Although mobile phone and WLAN transceivers made the transition to silicon ICs years ago, solid-state TV tuners have been slower off the starting block. Recently, several companies have started to offer IC-based TV receivers that will replace the traditional "can tuner."
The past decade has witnessed significant technological innovation in television products: high-definition digital TV, flat-panel displays and stereo audio. In addition, Microsoft Windows
XP Media Center has created a booming market for TV reception on the PC. What's more, there is a growing demand for multimedia
capabilities on mobile handheld devices to allow a consumer to watch live TV or download
video. Added to all these innovations is the imminent worldwide transition in TV broadcasting from analog
to digital modulation.
The digital TV revolution is developing rapidly; indeed, in some jurisdictions, analog broadcasts have already ceased. However, to minimize the impact on viewers and to facilitate a smooth transition, many governments have mandated the coexistence of legacy analog (i.e., NTSC, PAL and Secam) and digital (i.e., DVB-T, ISDB-T and ATSC) signals until Feb. 17, 2009. Thus, in many regions, digital TV conversion will span many years, and hybrid broadcast systems represent a significant market.

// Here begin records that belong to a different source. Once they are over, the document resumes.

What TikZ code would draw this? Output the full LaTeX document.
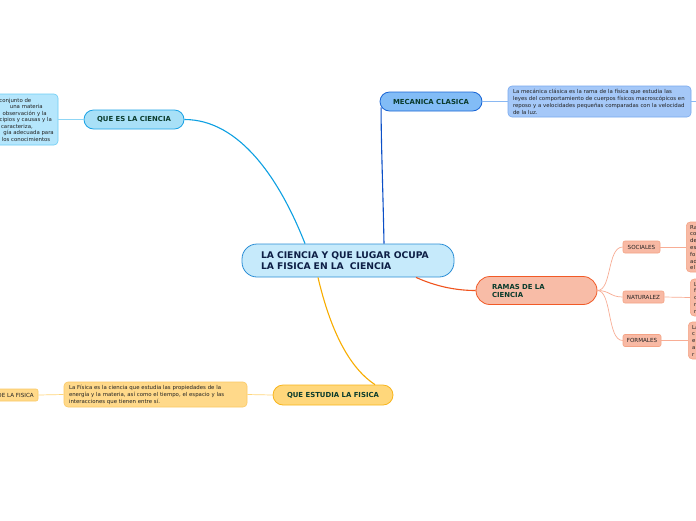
\documentclass[tikz,border=0pt]{standalone}
\usepackage{fontspec}
\setmainfont{DejaVu Sans}
\definecolor{cenF}{HTML}{C6EAFB}\definecolor{cenB}{HTML}{2B8ED6}\definecolor{cenT}{HTML}{0D1E45}
\definecolor{ttl}{HTML}{0A3B2C}\definecolor{dsc}{HTML}{222222}
\definecolor{qF}{HTML}{A8E0F7}\definecolor{qB}{HTML}{1CA3E6}\definecolor{qL}{HTML}{0EA0E2}
\definecolor{qdF}{HTML}{B5E6FC}\definecolor{qdB}{HTML}{6CCDF5}\definecolor{qdL}{HTML}{8FD6F5}
\definecolor{mF}{HTML}{82BCF6}\definecolor{mB}{HTML}{1A66D6}\definecolor{mL}{HTML}{0B4FC7}
\definecolor{mdF}{HTML}{A5C8F8}\definecolor{mdB}{HTML}{78A9EF}\definecolor{mdL}{HTML}{8AB8F2}
\definecolor{rF}{HTML}{F8BCA7}\definecolor{rB}{HTML}{F15A27}\definecolor{rL}{HTML}{F0541E}
\definecolor{sF}{HTML}{F8B9A4}\definecolor{sB}{HTML}{F4A385}\definecolor{sL}{HTML}{F8AD95}
\definecolor{yF}{HTML}{FFD77B}\definecolor{yB}{HTML}{F8B51C}\definecolor{yL}{HTML}{F8AD00}
\definecolor{ydF}{HTML}{FFD98A}\definecolor{ydB}{HTML}{FBC964}\definecolor{ydL}{HTML}{FFD67A}
\tikzset{
 topic/.style={rectangle, line width=0.8pt, text=ttl, font=\fontsize{6.9}{8}\selectfont\bfseries, inner sep=0pt},
 descbox/.style={rectangle, rounded corners=4pt, line width=0.6pt, text=dsc, align=left, font=\fontsize{5.4}{7}\selectfont, inner xsep=5pt, inner ysep=0pt},
 subbox/.style={rectangle, rounded corners=2pt, line width=0.6pt, draw=sB, fill=sF, text=dsc, font=\fontsize{5.6}{6}\selectfont, inner sep=0pt, minimum height=12pt},
 frag/.style={text=dsc, align=left, font=\fontsize{5.4}{6.8}\selectfont, inner sep=0pt},
 mainlink/.style={line width=1.1pt},
 sublink/.style={line width=0.7pt}
}
\begin{document}
\begin{tikzpicture}[x=1pt,y=-1pt]
\useasboundingbox (0,0) rectangle (696,520);
\clip (0,0) rectangle (696,520);
\fill[white] (0,0) rectangle (696,520);

% central
\node[rectangle, draw=cenB, fill=cenF, line width=0.8pt, rounded corners=15pt, minimum width=212pt, minimum height=33pt, text width=174pt, inner xsep=19pt, inner ysep=0pt, align=left, text=cenT, font=\fontsize{9.2}{11}\selectfont\bfseries] (central) at (348,260.5) {LA CIENCIA Y QUE LUGAR OCUPA\\LA FISICA EN LA\ \ CIENCIA};

% QUE ES LA CIENCIA
\node[topic, draw=qB, fill=qF, rounded corners=9.5pt, minimum width=100pt, minimum height=19pt] (quees) at (134,119.5) {QUE ES LA CIENCIA};
\node[rectangle, draw=qdB, fill=qdF, rounded corners=4pt, line width=0.6pt, minimum width=90pt, minimum height=51pt, inner sep=0pt] (qdesc) at (13,119.5) {};
\node[frag, anchor=base east] (q1) at (31.5,102) {conjunto de};
\node[frag, anchor=base east] (q2) at (43,108.5) {una materia};
\node[frag, anchor=base east] (q3) at (47,115) {observación y la};
\node[frag, anchor=base east] (q4) at (52,121.5) {cipios y causas y la};
\node[frag, anchor=base east] (q5) at (33,128) {caracteriza,};
\node[frag, anchor=base east] (q6) at (54,134.5) {gía adecuada para};
\node[frag, anchor=base east] (q7) at (50.5,141) {los conocimientos};
\draw[qdL, sublink] (qdesc.east) -- (quees.west);
\draw[qL, mainlink] ([xshift=-43pt]central.north) .. controls (280,180) and (240,119.5) .. (quees.east);

% MECANICA CLASICA
\node[topic, draw=mB, fill=mF, rounded corners=9.5pt, minimum width=102pt, minimum height=19pt] (meca) at (431,101.5) {MECANICA CLASICA};
\node[descbox, draw=mdB, fill=mdF, text width=173pt, minimum height=31pt] (mdesc) at (599.5,101.5) {La mecánica clásica es la rama de la física que estudia las\\leyes del comportamiento de cuerpos físicos macroscópicos en\\reposo y a velocidades pequeñas comparadas con la velocidad\\de la luz.};
\coordinate (mend) at (696,101.5);
\draw[mdL, sublink] (meca.east) -- (mdesc.west);
\draw[mdL, sublink] (mdesc.east) -- (mend);
\draw[mL, mainlink] ([xshift=36pt]central.north) .. controls (383,190) and (381,140) .. ([xshift=1.5pt,yshift=4pt]meca.south west);

% RAMAS DE LA CIENCIA
\node[topic, draw=rB, fill=rF, rounded corners=14pt, minimum width=121pt, minimum height=28pt, text width=89pt, inner xsep=16pt, align=left, font=\fontsize{6.9}{8}\selectfont\bfseries] (ramas) at (536.5,290.5) {RAMAS DE LA\\CIENCIA};
\draw[rL, mainlink] ([xshift=68pt]central.south) .. controls (435,286) and (455,290.5) .. (ramas.west);

\node[subbox, minimum width=37pt] (soc) at (641.5,247) {SOCIALES};
\node[subbox, minimum width=41pt] (nat) at (643.5,297) {NATURALEZ};
\node[subbox, minimum width=38pt] (for) at (642,340.5) {FORMALES};
\draw[sL, sublink] (ramas.east) .. controls (612,290.5) and (607,247) .. (soc.west);
\draw[sL, sublink] (ramas.east) .. controls (610,290.5) and (610,297) .. (nat.west);
\draw[sL, sublink] (ramas.east) .. controls (612,290.5) and (607,340.5) .. (for.west);

\node[rectangle, draw=sB, fill=sF, rounded corners=4pt, line width=0.6pt, minimum width=40pt, minimum height=50pt, inner sep=0pt, anchor=west] (socd) at (686,247) {};
\node[rectangle, draw=sB, fill=sF, rounded corners=4pt, line width=0.6pt, minimum width=40pt, minimum height=37pt, inner sep=0pt, anchor=west] (natd) at (690,297.5) {};
\node[rectangle, draw=sB, fill=sF, rounded corners=4pt, line width=0.6pt, minimum width=40pt, minimum height=37pt, inner sep=0pt, anchor=west] (ford) at (688,340.5) {};
\node[frag, anchor=north west] (soct) at (690,225) {Ra\\co\\de\\es\\fo\\ad\\el};
\node[frag, anchor=north west] (natt) at (694,282) {L\\f\\c\\r\\n};
\node[frag, anchor=north west] (fort) at (692,325) {La\\c\\e\\a\\r};
\draw[sL, sublink] (soc.east) -- (socd.west);
\draw[sL, sublink] (nat.east) -- (natd.west);
\draw[sL, sublink] (for.east) -- (ford.west);

% QUE ESTUDIA LA FISICA
\node[topic, draw=yB, fill=yF, rounded corners=10pt, minimum width=120pt, minimum height=20pt] (estudia) at (333,395) {QUE ESTUDIA LA FISICA};
\draw[yL, mainlink] ([xshift=-30pt]central.south) .. controls (328,320) and (345,365) .. ([xshift=42pt]estudia.north);
\node[descbox, draw=ydB, fill=ydF, text width=173pt, minimum height=25pt] (ydesc) at (155.5,394.5) {La Física es la ciencia que estudia las propiedades de la\\energía y la materia, así como el tiempo, el espacio y las\\interacciones que tienen entre sí.};
\draw[ydL, sublink] (estudia.west) -- (ydesc.east);
\node[rectangle, draw=ydB, fill=ydF, rounded corners=2pt, line width=0.6pt, minimum width=60pt, minimum height=12pt, inner sep=0pt] (ydef) at (8,395) {};
\node[frag, anchor=east, font=\fontsize{5.6}{6}\selectfont] (ydeft) at (34,395) {DE LA FISICA};
\draw[ydL, sublink] (ydesc.west) -- (ydef.east);
\end{tikzpicture}
\end{document}
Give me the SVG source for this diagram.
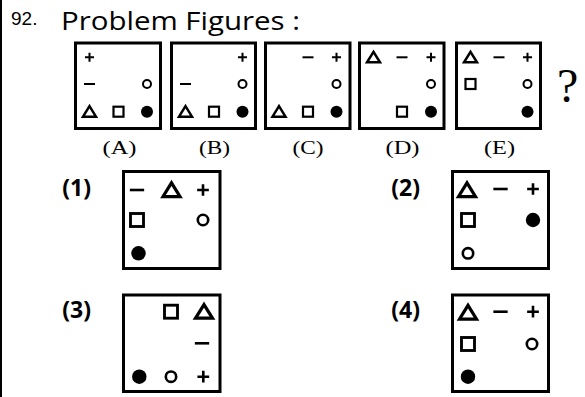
<svg xmlns="http://www.w3.org/2000/svg" xmlns:xlink="http://www.w3.org/1999/xlink" width="585" height="397" viewBox="0 0 585 397">
<style>
.box{fill:#fff;stroke:#000;stroke-width:3}
.ln{fill:none;stroke:#000;stroke-width:2}
.oc{fill:#fff;stroke:#000;stroke-width:2}
.dt{fill:#000}
.sq{fill:#fff;stroke:#000;stroke-width:2.2}
.tr{fill:#fff;stroke:#000;stroke-width:2.5;stroke-linejoin:miter}
.ttl{font-family:"Open Sans","Noto Sans",sans-serif;font-size:25px}
.num{font-family:"Liberation Sans",Arial,sans-serif;font-size:19px}
.lab{font-family:"Liberation Serif","Times New Roman",serif;font-size:19px;text-anchor:middle}
.opt{font-family:"Open Sans","Noto Sans",sans-serif;font-size:23px;font-weight:bold;text-anchor:end}
.q{font-family:"Liberation Serif","Times New Roman",serif;font-size:48px}
</style>
<defs>
<path id="p" class="ln" d="M-4.5,0H4.5M0,-4.5V4.5"/>
<path id="m" class="ln" d="M-5.5,0H5.5"/>
<circle id="o" class="oc" r="4"/>
<circle id="d" class="dt" r="6"/>
<rect id="s" class="sq" x="-5" y="-5" width="10" height="10"/>
<polygon id="t" class="tr" points="0,-5.5 6.5,5 -6.5,5"/>
</defs>
<rect x="0" y="0" width="585" height="397" fill="#fff"/>
<line x1="1" y1="0" x2="1" y2="397" stroke="#000" stroke-width="2"/>
<g id="title">
<text class="num" x="11" y="25">92.</text>
<text class="ttl" x="61" y="30" textLength="239" lengthAdjust="spacingAndGlyphs">Problem Figures :</text>
</g>
<g id="figA">
<rect class="box" x="75.5" y="43" width="85" height="85.5"/>
<use xlink:href="#p" x="89.5" y="57.3"/>
<use xlink:href="#m" x="89.5" y="84"/>
<use xlink:href="#o" x="147" y="84"/>
<use xlink:href="#t" x="89.5" y="111.7"/>
<use xlink:href="#s" x="118.5" y="111.7"/>
<use xlink:href="#d" x="147" y="111.7"/>
<text class="lab" x="119.5" y="154" textLength="34" lengthAdjust="spacingAndGlyphs">(A)</text>
</g>
<g id="figB">
<rect class="box" x="171.5" y="43" width="84" height="85.5"/>
<use xlink:href="#p" x="242.5" y="57.3"/>
<use xlink:href="#m" x="185.5" y="84"/>
<use xlink:href="#o" x="242.5" y="84"/>
<use xlink:href="#t" x="185.5" y="111.7"/>
<use xlink:href="#s" x="214" y="111.7"/>
<use xlink:href="#d" x="242.5" y="111.7"/>
<text class="lab" x="214.5" y="154" textLength="31" lengthAdjust="spacingAndGlyphs">(B)</text>
</g>
<g id="figC">
<rect class="box" x="265.5" y="43" width="84.5" height="85.5"/>
<use xlink:href="#m" x="308" y="57.3"/>
<use xlink:href="#p" x="336.5" y="57.3"/>
<use xlink:href="#o" x="336.5" y="84"/>
<use xlink:href="#t" x="279" y="111.7"/>
<use xlink:href="#s" x="308" y="111.7"/>
<use xlink:href="#d" x="336.5" y="111.7"/>
<text class="lab" x="308" y="154" textLength="31" lengthAdjust="spacingAndGlyphs">(C)</text>
</g>
<g id="figD">
<rect class="box" x="359.5" y="43" width="84.5" height="85.5"/>
<use xlink:href="#t" x="373.5" y="57.3"/>
<use xlink:href="#m" x="402" y="57.3"/>
<use xlink:href="#p" x="431" y="57.3"/>
<use xlink:href="#o" x="431" y="84"/>
<use xlink:href="#s" x="402" y="111.7"/>
<use xlink:href="#d" x="431" y="111.7"/>
<text class="lab" x="402.5" y="154" textLength="34" lengthAdjust="spacingAndGlyphs">(D)</text>
</g>
<g id="figE">
<rect class="box" x="456.5" y="43" width="84" height="85.5"/>
<use xlink:href="#t" x="470.5" y="57.3"/>
<use xlink:href="#m" x="499" y="57.3"/>
<use xlink:href="#p" x="527.5" y="57.3"/>
<use xlink:href="#s" x="470.5" y="84"/>
<use xlink:href="#o" x="527.5" y="84"/>
<use xlink:href="#d" x="527.5" y="111.7"/>
<text class="lab" x="499.5" y="154" textLength="31" lengthAdjust="spacingAndGlyphs">(E)</text>
</g>
<g id="qmark"><text class="q" x="557" y="102">?</text></g>
<g id="opt1">
<text class="opt" x="91" y="196">(1)</text>
<rect class="box" x="123.5" y="171.5" width="96.5" height="97"/>
<g transform="translate(137,190) scale(1.3)"><use xlink:href="#m"/></g>
<g transform="translate(171.5,190) scale(1.3)"><use xlink:href="#t"/></g>
<g transform="translate(203,190) scale(1.3)"><use xlink:href="#p"/></g>
<g transform="translate(137,220) scale(1.3)"><use xlink:href="#s"/></g>
<g transform="translate(203,220) scale(1.3)"><use xlink:href="#o"/></g>
<g transform="translate(138.5,253.3) scale(1.2)"><use xlink:href="#d"/></g>
</g>
<g id="opt2">
<text class="opt" x="420" y="196">(2)</text>
<rect class="box" x="452.5" y="171.5" width="96" height="97"/>
<g transform="translate(467,190) scale(1.3)"><use xlink:href="#t"/></g>
<g transform="translate(500.5,189) scale(1.3)"><use xlink:href="#m"/></g>
<g transform="translate(533,189) scale(1.3)"><use xlink:href="#p"/></g>
<g transform="translate(468,220) scale(1.3)"><use xlink:href="#s"/></g>
<g transform="translate(533,220) scale(1.2)"><use xlink:href="#d"/></g>
<g transform="translate(468,253.3) scale(1.3)"><use xlink:href="#o"/></g>
</g>
<g id="opt3">
<text class="opt" x="91" y="318">(3)</text>
<rect class="box" x="123.5" y="295" width="96.5" height="96.5"/>
<g transform="translate(171,311.7) scale(1.3)"><use xlink:href="#s"/></g>
<g transform="translate(204,311.7) scale(1.3)"><use xlink:href="#t"/></g>
<g transform="translate(202,343.3) scale(1.3)"><use xlink:href="#m"/></g>
<g transform="translate(139.3,376.7) scale(1.2)"><use xlink:href="#d"/></g>
<g transform="translate(171,376.7) scale(1.3)"><use xlink:href="#o"/></g>
<g transform="translate(203.3,376.7) scale(1.3)"><use xlink:href="#p"/></g>
</g>
<g id="opt4">
<text class="opt" x="420" y="318">(4)</text>
<rect class="box" x="452.5" y="295" width="96" height="96.5"/>
<g transform="translate(468,312.5) scale(1.3)"><use xlink:href="#t"/></g>
<g transform="translate(500.5,311.7) scale(1.3)"><use xlink:href="#m"/></g>
<g transform="translate(533,311.7) scale(1.3)"><use xlink:href="#p"/></g>
<g transform="translate(468,344) scale(1.3)"><use xlink:href="#s"/></g>
<g transform="translate(532,344) scale(1.3)"><use xlink:href="#o"/></g>
<g transform="translate(468,376.7) scale(1.2)"><use xlink:href="#d"/></g>
</g>
<g id="connectors"/>
</svg>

Interestingly, almost all TV sets and digital-to-analog set-top converter boxes for legacy analog TVs still use low-tech, power-hungry "can tuner" modules, which consist of hundreds of discrete components. The "can tuner" is so called for a good reason: The discrete fixed and tunable inductors, along with individual transistors, are housed in large (often 2 x 4-inch) metal enclosures to minimize RF interference. The manual intervention required to "tune" all these separate components leads to time-consuming manufacture and test processes.
Annotated die image of the XC3028 single-chip analog and digital TV tuner showing the fully integrated RF-to-baseband functional blocks. |
Obviously, solid-state TV tuners can help resolve these and other issues, including multiple standards, integration, size and power consumption. The fact that we are still at the initial stages of integrated-circuit TV tuner entry into consumer products suggests that TV tuner design adaptation faces greater challenges than do cellular transceivers, for instance. Then, why can't we just use the cellular network to bring TV-type applications to a mobile device?
Tuner technical issues
The primary technical differences in tuner design considerations between mobile phone applications and broadcast TV are bandwidth, interference and dynamic range. A cellular receiver has to function over a very narrow range of frequencies. For instance, a typical GSM receiver needs to cover only 25 or 30 MHz, whereas a TV tuner must receive more than 800 MHz of bandwidth (from 42 to 864 MHz).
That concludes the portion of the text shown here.